By the end of the first half of 2021, corporate PPAs had been signed for 10.9GW of renewable energy capacity.

Wood Mackenzie senior analyst Rishab Shrestha said corporate renewable procurement is starting to play a bigger role in Asia Pacific.

“Demand for renewable procurement is largely driven by ambitious decarbonisation targets set by governments and companies in the region. But more importantly, falling renewables premiums and rising power tariffs in Asia Pacific are making corporate renewable PPAs more attractive,” he added.

Renewables premiums have fallen across all markets in Asia Pacific, according to Wood Mackenzie.

Transmission charges will offset some of these premium reductions, but the total discount compared to feed-in tariffs should still be more than 30% by 2025.

Market spread

India, Australia and Taiwan lead the region for corporate renewable PPA contracting, with cumulative capacities of 5.2GW, 3.2GW and 1.3GW respectively by the end of the first half of 2021. 

Wood Mackenzie explained that attractive project economics and enabling policy frameworks in Australia and India account for the greater corporate PPA activity in these markets

Shrestha added that he expects Singapore and Japan to also become leaders in corporate procurement of renewable energy.

He explained: “Singapore is the most developed procurement market in south-east Asia but has limited land availability for renewable projects. Japan’s procurement is largely limited to onsite projects, but we expect policy updates by year-end.” 

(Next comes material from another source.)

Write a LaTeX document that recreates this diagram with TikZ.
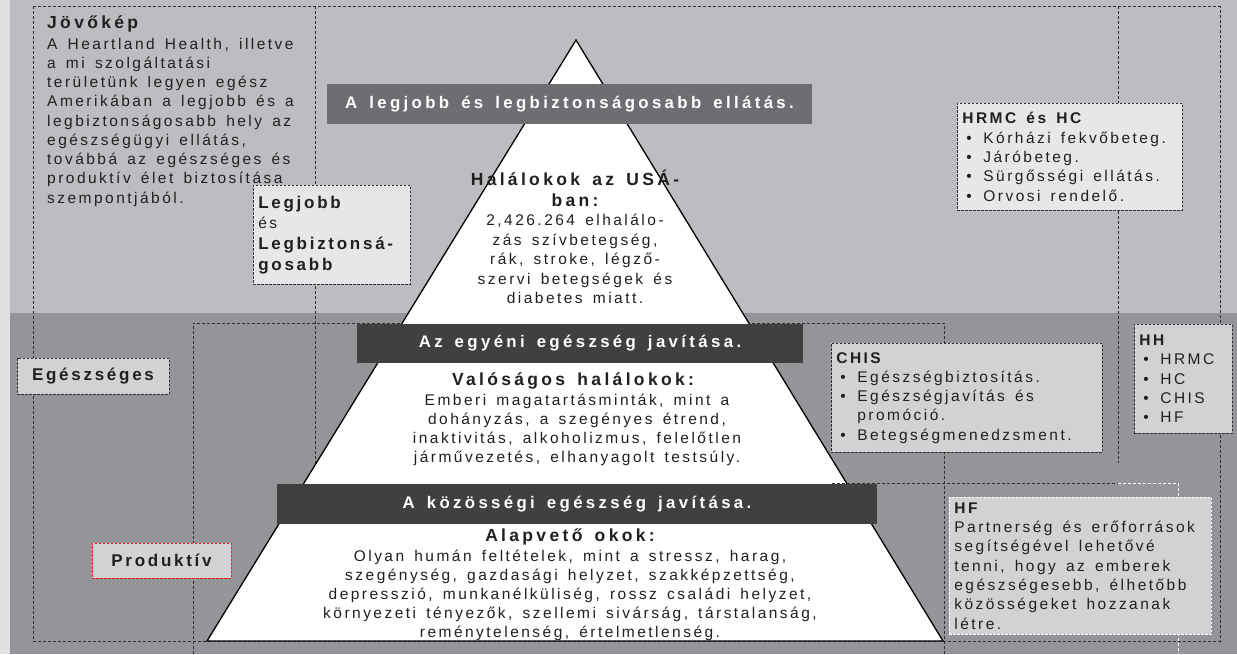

Corporate trends and barriers

Industrial offtakers accounted for 57% of PPAs contracted in 2020, due to high energy demand of electronics manufacturing and mining industries  

Retail and service buyers accounted for 25.4%, while the technology sector accounted for 16.9%, with energy procured primarily used for powering data centres

Membership of the RE100 – through which companies commit to power 100% of their operations with renewable power – increased year on year, but only 10% of the 99 member companies signed corporate PPAs in the region. 

Most RE100 members with Asia Pacific headquarters use onsite installations and net-metering solar projects to power their operations instead. Limited regulations enabling large-scale procurement of renewables in the region form a major barrier, Wood Mackenzie explained.

Shrestha said: “While challenges remain, policy, corporate ambition and economics are starting to tilt the balance towards a more conducive corporate PPA landscape for growth.”